> WHAT IS NEEDED: Leave out the pictures, and write out exactly the lines from the beginning of the material to the line holding "return pd.DataFrame(rows)", that line included, and nothing else.

## START DATASET SECTION

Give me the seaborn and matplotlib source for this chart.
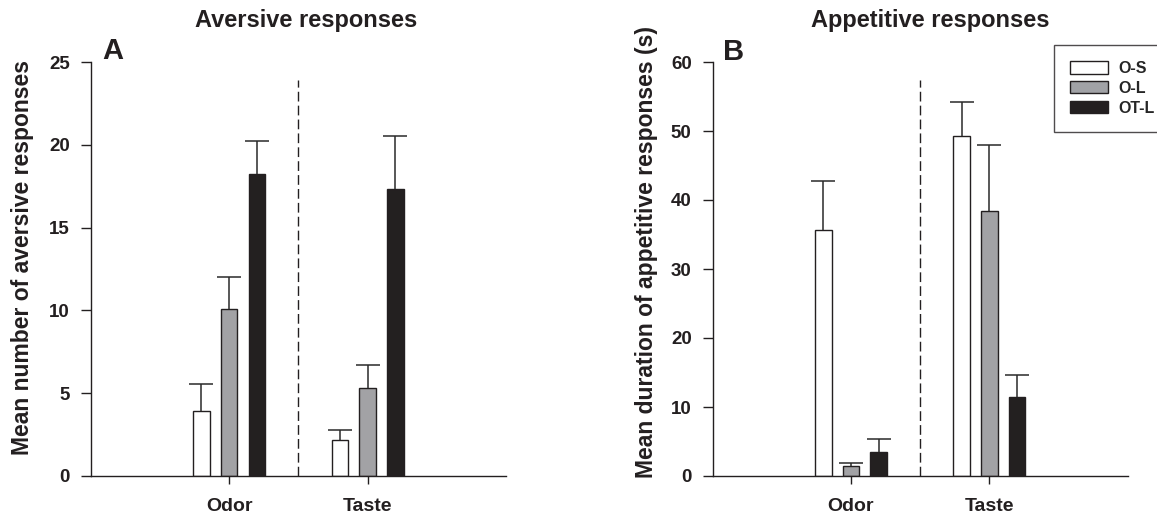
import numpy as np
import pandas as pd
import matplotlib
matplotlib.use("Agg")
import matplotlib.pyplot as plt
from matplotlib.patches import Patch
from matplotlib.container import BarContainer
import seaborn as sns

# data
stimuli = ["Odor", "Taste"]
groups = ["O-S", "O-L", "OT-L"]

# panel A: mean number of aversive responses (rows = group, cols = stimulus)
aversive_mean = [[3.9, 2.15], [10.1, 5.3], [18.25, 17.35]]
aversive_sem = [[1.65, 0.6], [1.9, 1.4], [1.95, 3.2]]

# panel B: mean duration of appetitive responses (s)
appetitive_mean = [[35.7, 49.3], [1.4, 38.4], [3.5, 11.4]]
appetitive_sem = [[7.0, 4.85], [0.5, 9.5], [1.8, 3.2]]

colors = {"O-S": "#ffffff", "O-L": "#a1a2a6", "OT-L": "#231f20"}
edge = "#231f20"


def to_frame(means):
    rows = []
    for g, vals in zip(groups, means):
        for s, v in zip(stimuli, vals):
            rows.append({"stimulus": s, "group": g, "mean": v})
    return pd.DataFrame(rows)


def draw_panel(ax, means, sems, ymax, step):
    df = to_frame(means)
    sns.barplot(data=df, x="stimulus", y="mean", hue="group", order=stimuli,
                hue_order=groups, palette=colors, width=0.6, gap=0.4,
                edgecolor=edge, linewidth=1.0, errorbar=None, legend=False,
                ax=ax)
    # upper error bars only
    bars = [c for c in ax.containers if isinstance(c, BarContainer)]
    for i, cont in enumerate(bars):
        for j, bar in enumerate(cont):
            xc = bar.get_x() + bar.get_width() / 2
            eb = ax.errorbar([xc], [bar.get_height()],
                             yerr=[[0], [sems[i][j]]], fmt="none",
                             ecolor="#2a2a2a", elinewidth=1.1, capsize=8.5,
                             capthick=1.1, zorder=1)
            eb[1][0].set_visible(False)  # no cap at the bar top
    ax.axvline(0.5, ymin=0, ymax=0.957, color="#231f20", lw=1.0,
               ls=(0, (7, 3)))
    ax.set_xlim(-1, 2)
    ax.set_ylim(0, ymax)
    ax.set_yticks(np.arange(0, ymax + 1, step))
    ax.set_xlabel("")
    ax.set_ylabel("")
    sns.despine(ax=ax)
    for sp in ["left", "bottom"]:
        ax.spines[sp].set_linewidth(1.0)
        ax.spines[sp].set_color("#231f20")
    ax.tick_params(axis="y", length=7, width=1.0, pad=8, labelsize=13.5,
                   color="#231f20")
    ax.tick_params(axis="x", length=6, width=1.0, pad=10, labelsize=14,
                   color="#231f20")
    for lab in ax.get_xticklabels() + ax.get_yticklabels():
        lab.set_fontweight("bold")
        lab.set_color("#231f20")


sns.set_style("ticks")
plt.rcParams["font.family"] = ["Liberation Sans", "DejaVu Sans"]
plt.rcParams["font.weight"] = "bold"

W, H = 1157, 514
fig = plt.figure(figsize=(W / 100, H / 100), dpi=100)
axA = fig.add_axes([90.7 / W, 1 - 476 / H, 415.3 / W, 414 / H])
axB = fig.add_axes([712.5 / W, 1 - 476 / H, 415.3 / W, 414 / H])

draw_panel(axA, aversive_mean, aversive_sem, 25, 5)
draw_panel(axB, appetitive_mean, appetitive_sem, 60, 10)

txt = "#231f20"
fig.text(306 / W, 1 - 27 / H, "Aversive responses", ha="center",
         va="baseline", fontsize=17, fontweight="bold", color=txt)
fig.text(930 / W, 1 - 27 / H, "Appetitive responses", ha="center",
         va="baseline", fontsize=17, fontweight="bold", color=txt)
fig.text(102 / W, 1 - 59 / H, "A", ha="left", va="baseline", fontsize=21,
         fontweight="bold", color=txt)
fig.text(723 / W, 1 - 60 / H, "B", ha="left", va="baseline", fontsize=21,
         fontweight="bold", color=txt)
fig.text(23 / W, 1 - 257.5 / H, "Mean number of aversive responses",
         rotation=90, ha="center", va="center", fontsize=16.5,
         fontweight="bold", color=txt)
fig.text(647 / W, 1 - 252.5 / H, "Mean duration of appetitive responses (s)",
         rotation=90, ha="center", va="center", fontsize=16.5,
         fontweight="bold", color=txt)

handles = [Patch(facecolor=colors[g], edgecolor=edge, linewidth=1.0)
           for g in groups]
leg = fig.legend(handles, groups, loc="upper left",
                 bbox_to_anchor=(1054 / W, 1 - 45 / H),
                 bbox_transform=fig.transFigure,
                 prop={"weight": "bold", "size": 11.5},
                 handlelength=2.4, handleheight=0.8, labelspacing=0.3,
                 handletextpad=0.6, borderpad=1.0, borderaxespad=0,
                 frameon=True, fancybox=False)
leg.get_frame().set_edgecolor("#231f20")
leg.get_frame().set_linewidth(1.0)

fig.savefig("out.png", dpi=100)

## END DATASET SECTION

> EXPECTED OUTPUT:
Give me the seaborn and matplotlib source for this chart.
import numpy as np
import pandas as pd
import matplotlib
matplotlib.use("Agg")
import matplotlib.pyplot as plt
from matplotlib.patches import Patch
from matplotlib.container import BarContainer
import seaborn as sns

# data
stimuli = ["Odor", "Taste"]
groups = ["O-S", "O-L", "OT-L"]

# panel A: mean number of aversive responses (rows = group, cols = stimulus)
aversive_mean = [[3.9, 2.15], [10.1, 5.3], [18.25, 17.35]]
aversive_sem = [[1.65, 0.6], [1.9, 1.4], [1.95, 3.2]]

# panel B: mean duration of appetitive responses (s)
appetitive_mean = [[35.7, 49.3], [1.4, 38.4], [3.5, 11.4]]
appetitive_sem = [[7.0, 4.85], [0.5, 9.5], [1.8, 3.2]]

colors = {"O-S": "#ffffff", "O-L": "#a1a2a6", "OT-L": "#231f20"}
edge = "#231f20"


def to_frame(means):
    rows = []
    for g, vals in zip(groups, means):
        for s, v in zip(stimuli, vals):
            rows.append({"stimulus": s, "group": g, "mean": v})
    return pd.DataFrame(rows)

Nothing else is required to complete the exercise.